## START Data

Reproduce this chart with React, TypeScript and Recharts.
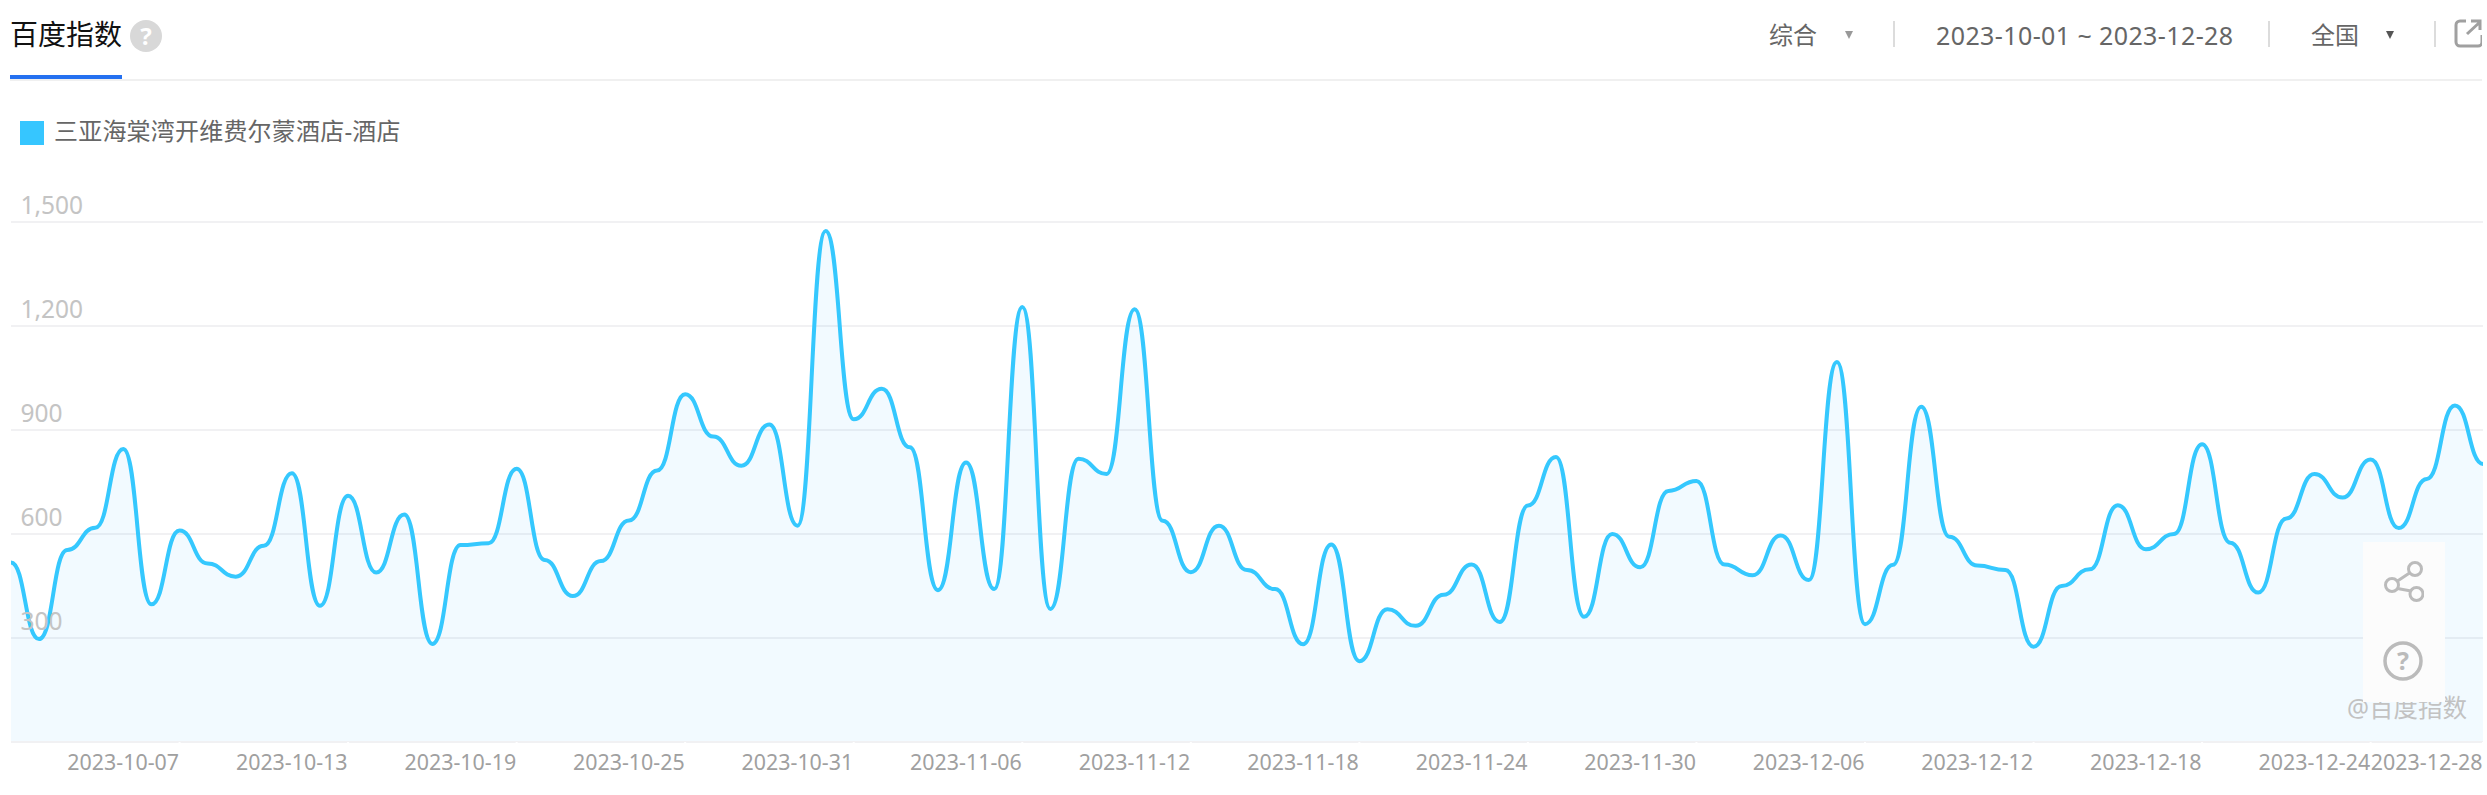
import React from "react";
import { ComposedChart, Area, Line, XAxis, YAxis, CartesianGrid } from "recharts";

const SERIES_NAME = "三亚海棠湾开维费尔蒙酒店-酒店";
const DATE_RANGE = "2023-10-01 ~ 2023-12-28";
const octValues = [518, 297, 554, 618, 845, 397, 610, 515, 477, 566, 775, 393, 710, 489, 656, 283, 568, 573, 788, 525, 421, 522, 639, 783, 1003, 881, 797, 916, 624, 1474, 931];
const novValues = [1019, 850, 438, 806, 441, 1255, 384, 817, 773, 1248, 638, 490, 624, 496, 441, 282, 570, 233, 383, 335, 425, 512, 346, 682, 822, 361, 600, 504, 724, 753];
const decValues = [512, 481, 596, 467, 1096, 340, 511, 967, 592, 509, 496, 275, 450, 498, 683, 556, 600, 859, 575, 431, 645, 773, 705, 815, 617, 759, 971, 802];
const values = [...octValues, ...novValues, ...decValues];

const monthLengths: [string, number][] = [["10", 31], ["11", 30], ["12", 28]];
const dates: string[] = monthLengths.flatMap(([m, n]) =>
  Array.from({ length: n }, (_, i) => `2023-${m}-${String(i + 1).padStart(2, "0")}`)
);
const xTicks = ["2023-10-07", "2023-10-13", "2023-10-19", "2023-10-25", "2023-10-31", "2023-11-06", "2023-11-12", "2023-11-18", "2023-11-24", "2023-11-30", "2023-12-06", "2023-12-12", "2023-12-18", "2023-12-24", "2023-12-28"];
const yTicks = [0, 300, 600, 900, 1200, 1500];
const data = dates.map((date, i) => ({ date, value: values[i] }));

const LINE = "#35c8fe";
const FONT = '"Noto Sans", "Noto Sans CJK SC", sans-serif';

const fmt = (v: number) => v.toLocaleString("en-US");

const YTick = (p: any) =>
  p.payload.value === 0 ? <g /> : (
    <text x={20.5} y={p.y - 8} fontSize={24.5} fontFamily={FONT} fill="#c4c4c4">{fmt(p.payload.value)}</text>
  );

const XTick = (p: any) => (
  <text x={p.x - 0.5} y={p.y + 23} textAnchor="end" fontSize={21.4} fontFamily={FONT} fill="#a0a0a0">{p.payload.value}</text>
);

const Sep = ({ x }: { x: number }) => (
  <div style={{ position: "absolute", left: x, top: 21, width: 2, height: 26, background: "#dcdcdc" }} />
);
const Tri = ({ x, color }: { x: number; color: string }) => (
  <div style={{ position: "absolute", left: x - 4, top: 31, width: 0, height: 0, borderLeft: "4px solid transparent", borderRight: "4px solid transparent", borderTop: `8px solid ${color}` }} />
);
const Label = ({ x, y, size, color, spacing, children }: any) => (
  <div style={{ position: "absolute", left: x, top: y, transform: "translateY(-50%)", fontSize: size, color, letterSpacing: spacing, fontFamily: FONT, whiteSpace: "nowrap", lineHeight: 1.2 }}>{children}</div>
);

export default function App() {
  return (
    <div style={{ position: "absolute", left: 0, top: 0, width: 2487, height: 795, overflow: "hidden", background: "#fff" }}>
      <Label x={10} y={35} size={28} color="#111">百度指数</Label>
      <div style={{ position: "absolute", left: 130, top: 20, width: 32, height: 32, borderRadius: 16, background: "#d8d8d8", color: "#fff", fontSize: 24, fontWeight: 700, textAlign: "center", lineHeight: "32px", fontFamily: FONT }}>?</div>
      <div style={{ position: "absolute", left: 10, top: 79, width: 2472, height: 2, background: "#f0f0f0" }} />
      <div style={{ position: "absolute", left: 10, top: 75, width: 112, height: 4, background: "#2470f0" }} />

      <Label x={1769} y={35} size={24} color="#666">综合</Label>
      <Tri x={1849} color="#999" />
      <Sep x={1893} />
      <Label x={1936} y={35} size={25} spacing={0.4} color="#666">{DATE_RANGE}</Label>
      <Sep x={2268} />
      <Label x={2311} y={35} size={24} color="#666">全国</Label>
      <Tri x={2390} color="#555" />
      <Sep x={2434} />
      <svg style={{ position: "absolute", left: 2454, top: 18 }} width={28} height={30} viewBox="0 0 28 30" fill="none" stroke="#a0a0a0" strokeWidth={3}>
        <path d="M12 3H6a4 4 0 0 0-4 4v17a4 4 0 0 0 4 4h18a4 4 0 0 0 4-4v-7" />
        <path d="M13 16L26 4M17 3h9v9" />
      </svg>

      <div style={{ position: "absolute", left: 20, top: 121, width: 24, height: 24, background: "#36c6ff" }} />
      <Label x={54} y={131} size={24} spacing={0.2} color="#666">{SERIES_NAME}</Label>

      <div style={{ position: "absolute", left: 0, top: 0 }}>
        <ComposedChart width={2487} height={795} data={data} margin={{ top: 222, right: 4, bottom: 0, left: 10 }}>
          <CartesianGrid horizontal vertical={false} stroke="#f1f1f3" strokeWidth={2} />
          <XAxis dataKey="date" scale="point" ticks={xTicks} interval={0} height={53} padding={{ left: 0, right: 0 }} axisLine={{ stroke: "#f1f1f3", strokeWidth: 2 }} tickLine={{ stroke: "#fff", strokeWidth: 2 }} tickSize={3} tick={<XTick />} />
          <YAxis domain={[0, 1500]} ticks={yTicks} width={1} axisLine={false} tickLine={false} tick={<YTick />} />
          <Area dataKey="value" type="bumpX" stroke="none" fill="#3cb4ff" fillOpacity={0.065} isAnimationActive={false} dot={false} activeDot={false} />
          <Line dataKey="value" type="bumpX" stroke={LINE} strokeWidth={4} dot={false} activeDot={false} isAnimationActive={false} />
        </ComposedChart>
      </div>

      <Label x={2347} y={708} size={24.5} color="#c2c2c2">@百度指数</Label>
      <div style={{ position: "absolute", left: 2363, top: 542, width: 82, height: 160, background: "#fcfcfc" }} />
      <svg style={{ position: "absolute", left: 2382, top: 558 }} width={42} height={46} viewBox="0 0 42 46" fill="none" stroke="#bbb" strokeWidth={3}>
        <circle cx={10} cy={27} r={6.5} /><circle cx={33} cy={11} r={6.5} /><circle cx={34.5} cy={36} r={6.5} />
        <path d="M15.5 23L27.5 15M15.5 30.5L29 33" />
      </svg>
      <svg style={{ position: "absolute", left: 2382, top: 640 }} width={42} height={42} viewBox="0 0 42 42" fill="none" stroke="#bbb" strokeWidth={3.5}>
        <circle cx={21} cy={21} r={18} />
        <text x={21} y={30} textAnchor="middle" fontSize={25} fontWeight={700} fontFamily={FONT} fill="#bbb" stroke="none">?</text>
      </svg>
    </div>
  );
}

## END Data

*Problem description*: Output exactly the span of lines from the top of the listing through the line holding "const values = [...octValues, ...novValues, ...decValues];", and leave every picture out.

*Answer for this exercise*:
Reproduce this chart with React, TypeScript and Recharts.
import React from "react";
import { ComposedChart, Area, Line, XAxis, YAxis, CartesianGrid } from "recharts";

const SERIES_NAME = "三亚海棠湾开维费尔蒙酒店-酒店";
const DATE_RANGE = "2023-10-01 ~ 2023-12-28";
const octValues = [518, 297, 554, 618, 845, 397, 610, 515, 477, 566, 775, 393, 710, 489, 656, 283, 568, 573, 788, 525, 421, 522, 639, 783, 1003, 881, 797, 916, 624, 1474, 931];
const novValues = [1019, 850, 438, 806, 441, 1255, 384, 817, 773, 1248, 638, 490, 624, 496, 441, 282, 570, 233, 383, 335, 425, 512, 346, 682, 822, 361, 600, 504, 724, 753];
const decValues = [512, 481, 596, 467, 1096, 340, 511, 967, 592, 509, 496, 275, 450, 498, 683, 556, 600, 859, 575, 431, 645, 773, 705, 815, 617, 759, 971, 802];
const values = [...octValues, ...novValues, ...decValues];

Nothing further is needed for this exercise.